OBJECTIVE »
Gather every line in the records below that contains the word "matplotlib".

RAW RECORDS »
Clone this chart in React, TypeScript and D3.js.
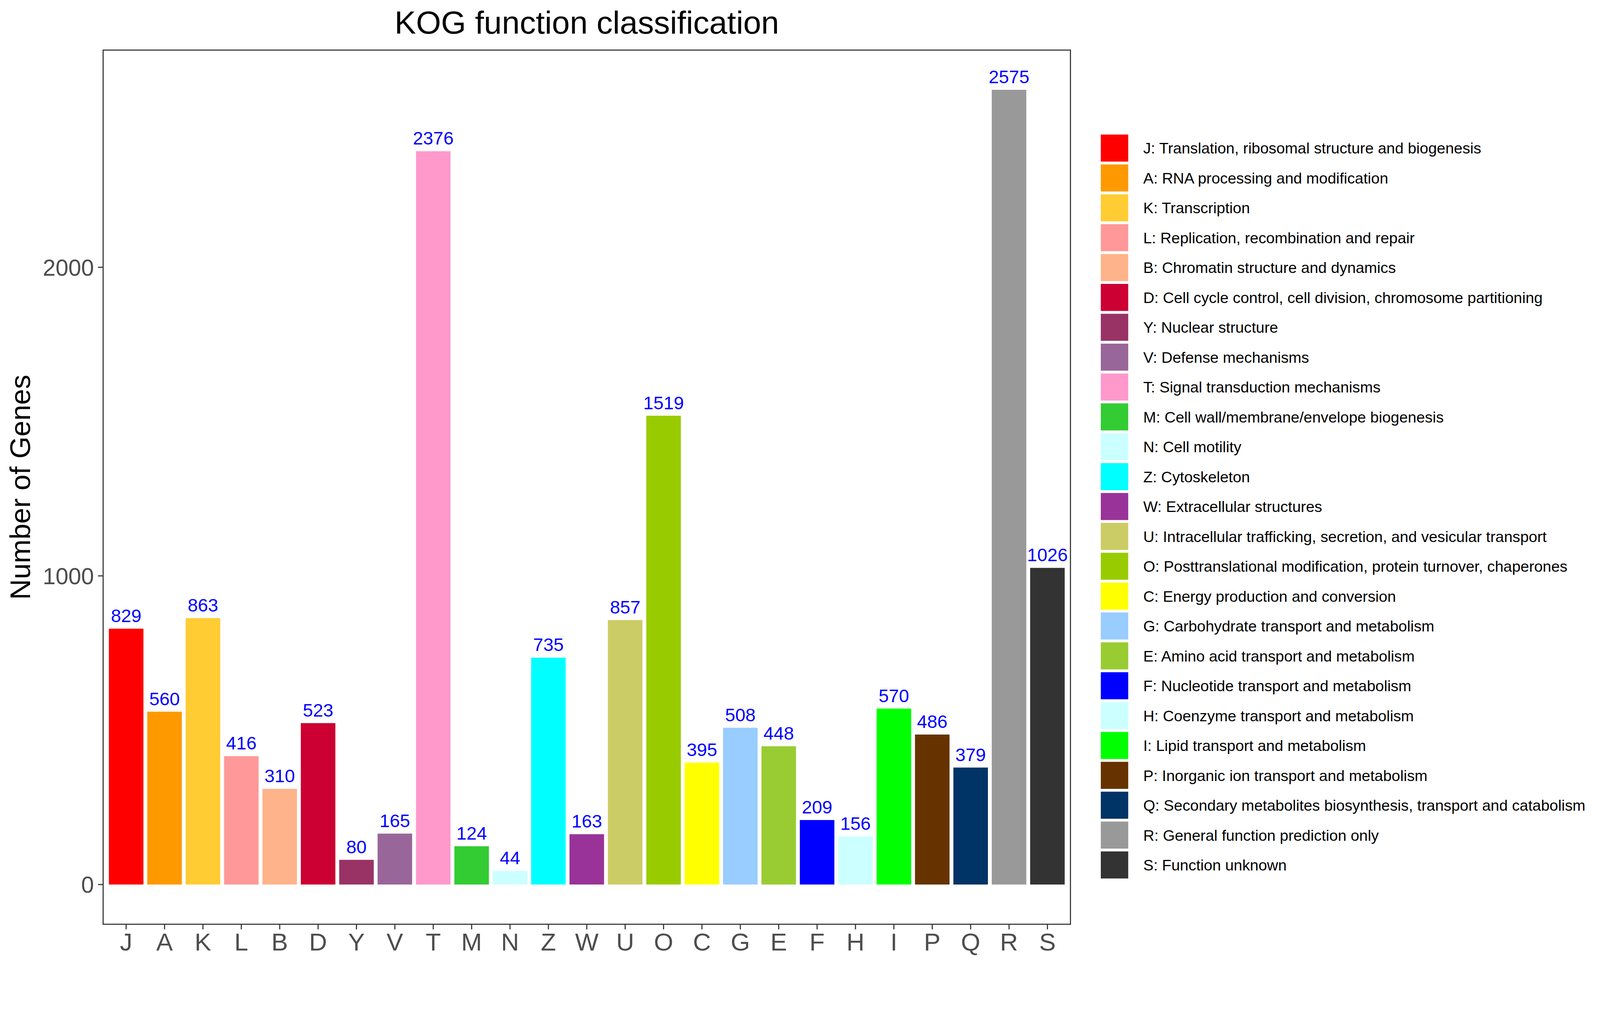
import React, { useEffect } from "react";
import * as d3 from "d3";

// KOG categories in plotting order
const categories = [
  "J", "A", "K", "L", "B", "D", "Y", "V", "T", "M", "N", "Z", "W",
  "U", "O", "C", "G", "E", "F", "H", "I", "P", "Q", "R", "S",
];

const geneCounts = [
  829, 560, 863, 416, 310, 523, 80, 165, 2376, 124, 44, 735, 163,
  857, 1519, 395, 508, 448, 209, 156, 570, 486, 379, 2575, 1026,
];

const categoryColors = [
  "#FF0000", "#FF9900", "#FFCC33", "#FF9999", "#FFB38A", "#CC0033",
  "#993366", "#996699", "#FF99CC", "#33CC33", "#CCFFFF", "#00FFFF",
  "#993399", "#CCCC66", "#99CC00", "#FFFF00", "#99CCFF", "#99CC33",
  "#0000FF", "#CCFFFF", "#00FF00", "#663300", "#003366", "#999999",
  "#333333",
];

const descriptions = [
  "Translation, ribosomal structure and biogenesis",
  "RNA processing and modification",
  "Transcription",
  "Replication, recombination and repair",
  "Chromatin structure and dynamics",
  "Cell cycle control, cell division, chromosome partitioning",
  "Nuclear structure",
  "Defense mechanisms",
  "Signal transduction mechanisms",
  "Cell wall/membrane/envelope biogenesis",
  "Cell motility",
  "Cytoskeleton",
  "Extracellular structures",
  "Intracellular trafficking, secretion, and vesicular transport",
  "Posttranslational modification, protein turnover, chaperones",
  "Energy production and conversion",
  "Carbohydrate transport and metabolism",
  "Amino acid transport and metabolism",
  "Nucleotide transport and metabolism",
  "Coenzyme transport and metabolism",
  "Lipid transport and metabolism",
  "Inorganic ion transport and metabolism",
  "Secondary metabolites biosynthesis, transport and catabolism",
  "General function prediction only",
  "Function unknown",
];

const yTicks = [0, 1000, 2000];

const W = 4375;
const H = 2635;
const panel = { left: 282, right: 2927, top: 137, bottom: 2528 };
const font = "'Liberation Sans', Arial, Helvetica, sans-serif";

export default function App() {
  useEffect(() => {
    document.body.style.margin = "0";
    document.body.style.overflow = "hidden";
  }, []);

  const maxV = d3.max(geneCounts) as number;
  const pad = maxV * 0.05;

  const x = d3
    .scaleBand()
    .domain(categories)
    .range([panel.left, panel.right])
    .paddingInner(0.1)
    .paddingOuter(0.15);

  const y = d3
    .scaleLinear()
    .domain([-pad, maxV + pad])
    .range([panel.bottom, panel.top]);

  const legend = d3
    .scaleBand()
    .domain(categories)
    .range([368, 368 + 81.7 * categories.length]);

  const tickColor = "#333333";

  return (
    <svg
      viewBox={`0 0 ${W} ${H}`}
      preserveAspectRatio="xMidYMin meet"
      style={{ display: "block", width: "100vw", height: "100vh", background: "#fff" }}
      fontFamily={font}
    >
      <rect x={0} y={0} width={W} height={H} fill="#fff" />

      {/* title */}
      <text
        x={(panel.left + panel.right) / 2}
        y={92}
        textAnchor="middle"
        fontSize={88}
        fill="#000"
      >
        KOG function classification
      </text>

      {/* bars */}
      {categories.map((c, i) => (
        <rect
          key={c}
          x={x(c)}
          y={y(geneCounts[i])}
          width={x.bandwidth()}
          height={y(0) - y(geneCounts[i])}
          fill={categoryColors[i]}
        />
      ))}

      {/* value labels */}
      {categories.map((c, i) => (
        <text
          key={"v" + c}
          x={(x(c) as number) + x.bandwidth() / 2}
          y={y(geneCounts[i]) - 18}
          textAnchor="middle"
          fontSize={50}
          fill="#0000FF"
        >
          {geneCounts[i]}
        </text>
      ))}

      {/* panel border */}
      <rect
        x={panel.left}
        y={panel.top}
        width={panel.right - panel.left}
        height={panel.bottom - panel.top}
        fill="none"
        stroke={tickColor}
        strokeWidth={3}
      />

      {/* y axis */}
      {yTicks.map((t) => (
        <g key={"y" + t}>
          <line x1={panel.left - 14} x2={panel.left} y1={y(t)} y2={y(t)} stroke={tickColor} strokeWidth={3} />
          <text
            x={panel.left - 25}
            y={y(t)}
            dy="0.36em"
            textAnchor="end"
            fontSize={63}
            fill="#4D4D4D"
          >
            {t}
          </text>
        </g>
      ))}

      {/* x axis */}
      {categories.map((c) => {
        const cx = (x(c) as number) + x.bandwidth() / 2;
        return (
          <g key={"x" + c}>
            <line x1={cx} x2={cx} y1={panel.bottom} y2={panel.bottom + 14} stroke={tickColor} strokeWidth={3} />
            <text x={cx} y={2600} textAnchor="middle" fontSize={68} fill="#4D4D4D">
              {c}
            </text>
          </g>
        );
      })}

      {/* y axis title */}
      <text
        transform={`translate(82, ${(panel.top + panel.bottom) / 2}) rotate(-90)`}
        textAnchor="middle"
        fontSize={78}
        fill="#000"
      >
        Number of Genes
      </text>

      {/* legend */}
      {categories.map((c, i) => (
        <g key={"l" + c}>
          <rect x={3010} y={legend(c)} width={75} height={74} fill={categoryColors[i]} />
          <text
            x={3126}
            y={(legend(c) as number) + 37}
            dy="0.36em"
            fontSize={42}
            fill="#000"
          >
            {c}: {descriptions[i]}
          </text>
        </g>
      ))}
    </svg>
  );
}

---

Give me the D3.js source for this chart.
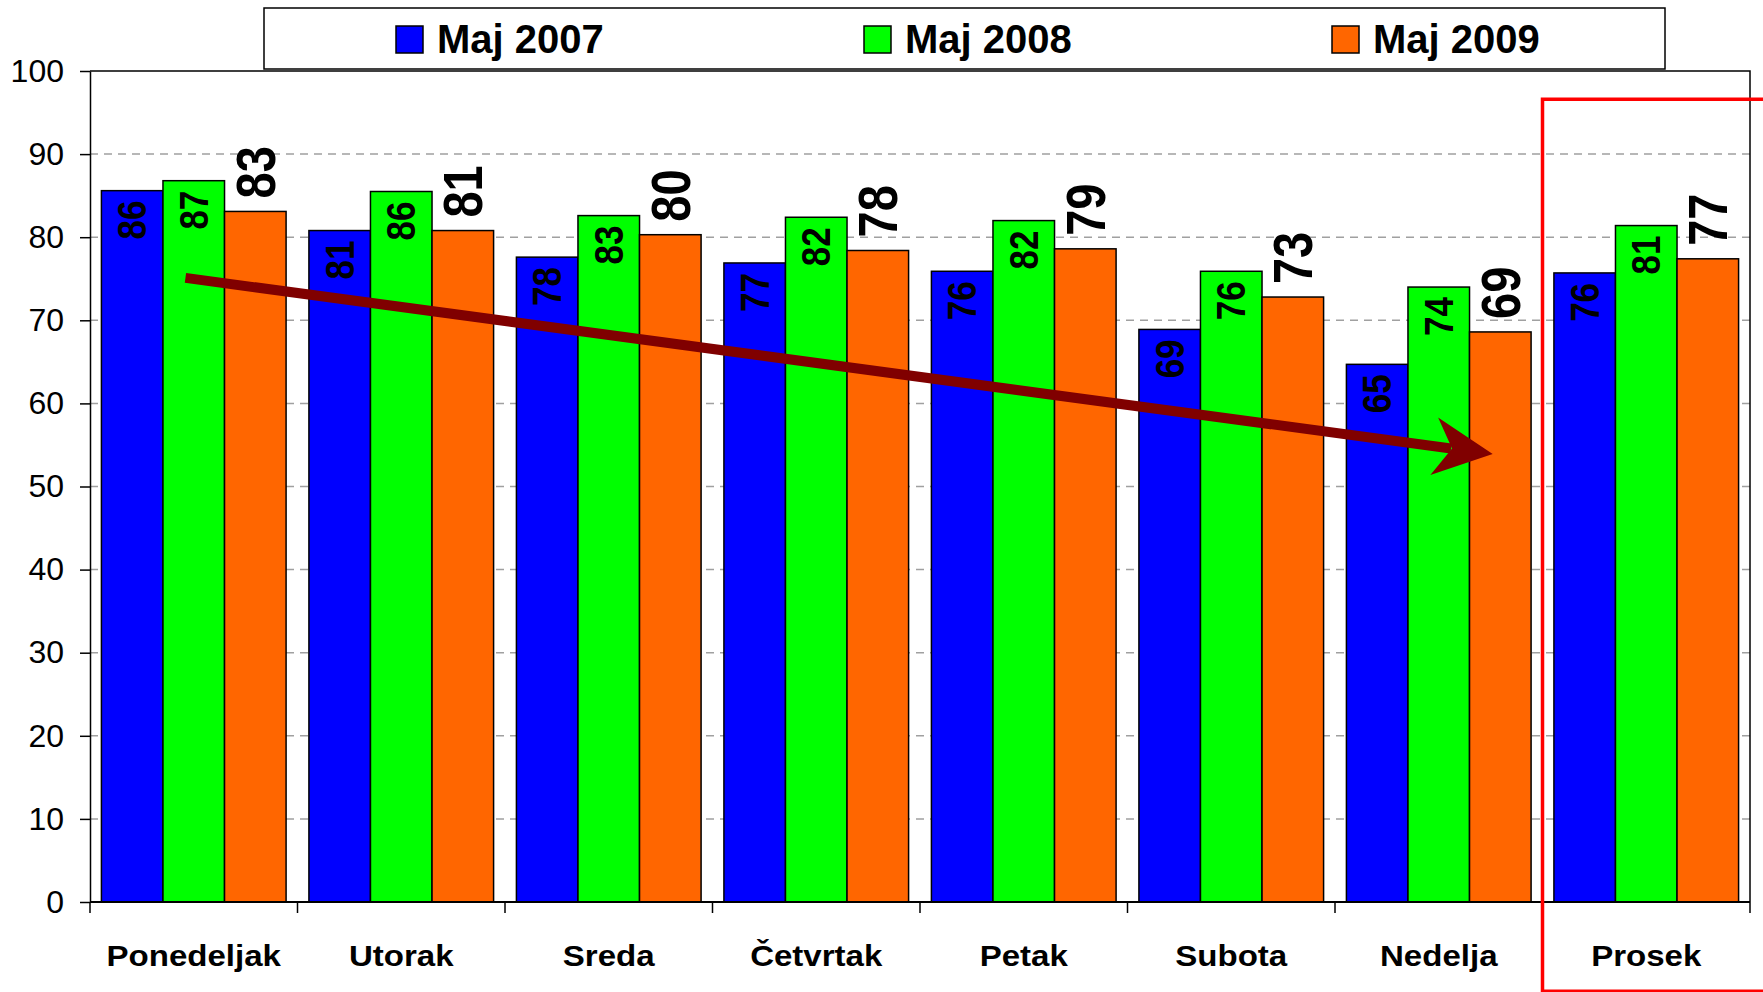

...

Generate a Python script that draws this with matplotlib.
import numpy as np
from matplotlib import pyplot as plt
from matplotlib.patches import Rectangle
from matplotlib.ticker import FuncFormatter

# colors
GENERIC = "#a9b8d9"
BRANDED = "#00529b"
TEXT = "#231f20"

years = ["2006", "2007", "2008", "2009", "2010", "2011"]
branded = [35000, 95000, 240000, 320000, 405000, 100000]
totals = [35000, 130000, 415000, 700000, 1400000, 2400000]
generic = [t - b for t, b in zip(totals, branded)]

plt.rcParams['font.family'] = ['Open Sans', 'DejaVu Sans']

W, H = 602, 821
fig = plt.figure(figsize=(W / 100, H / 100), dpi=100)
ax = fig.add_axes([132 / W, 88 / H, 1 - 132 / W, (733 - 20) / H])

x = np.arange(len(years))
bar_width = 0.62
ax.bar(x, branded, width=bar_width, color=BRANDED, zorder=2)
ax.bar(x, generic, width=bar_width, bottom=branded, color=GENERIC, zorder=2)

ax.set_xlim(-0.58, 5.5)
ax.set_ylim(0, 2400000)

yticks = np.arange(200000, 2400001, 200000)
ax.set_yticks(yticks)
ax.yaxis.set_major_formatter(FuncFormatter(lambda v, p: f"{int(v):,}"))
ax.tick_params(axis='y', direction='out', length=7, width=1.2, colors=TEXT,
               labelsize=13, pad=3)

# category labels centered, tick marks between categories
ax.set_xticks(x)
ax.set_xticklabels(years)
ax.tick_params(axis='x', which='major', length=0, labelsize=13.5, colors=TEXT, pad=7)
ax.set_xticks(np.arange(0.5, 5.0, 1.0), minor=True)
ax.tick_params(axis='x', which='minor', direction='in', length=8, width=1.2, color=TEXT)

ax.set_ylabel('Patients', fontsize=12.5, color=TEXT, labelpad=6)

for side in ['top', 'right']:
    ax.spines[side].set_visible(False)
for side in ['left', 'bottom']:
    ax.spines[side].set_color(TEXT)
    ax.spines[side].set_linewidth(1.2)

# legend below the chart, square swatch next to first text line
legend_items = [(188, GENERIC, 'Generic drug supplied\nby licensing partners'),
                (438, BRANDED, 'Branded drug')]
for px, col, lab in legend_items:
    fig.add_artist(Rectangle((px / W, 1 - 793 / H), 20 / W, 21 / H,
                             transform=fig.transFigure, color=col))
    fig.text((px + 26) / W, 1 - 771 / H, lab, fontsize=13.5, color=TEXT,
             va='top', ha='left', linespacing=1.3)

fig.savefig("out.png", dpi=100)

TASK RESULT »
Generate a Python script that draws this with matplotlib.
from matplotlib import pyplot as plt
from matplotlib.patches import Rectangle
from matplotlib.ticker import FuncFormatter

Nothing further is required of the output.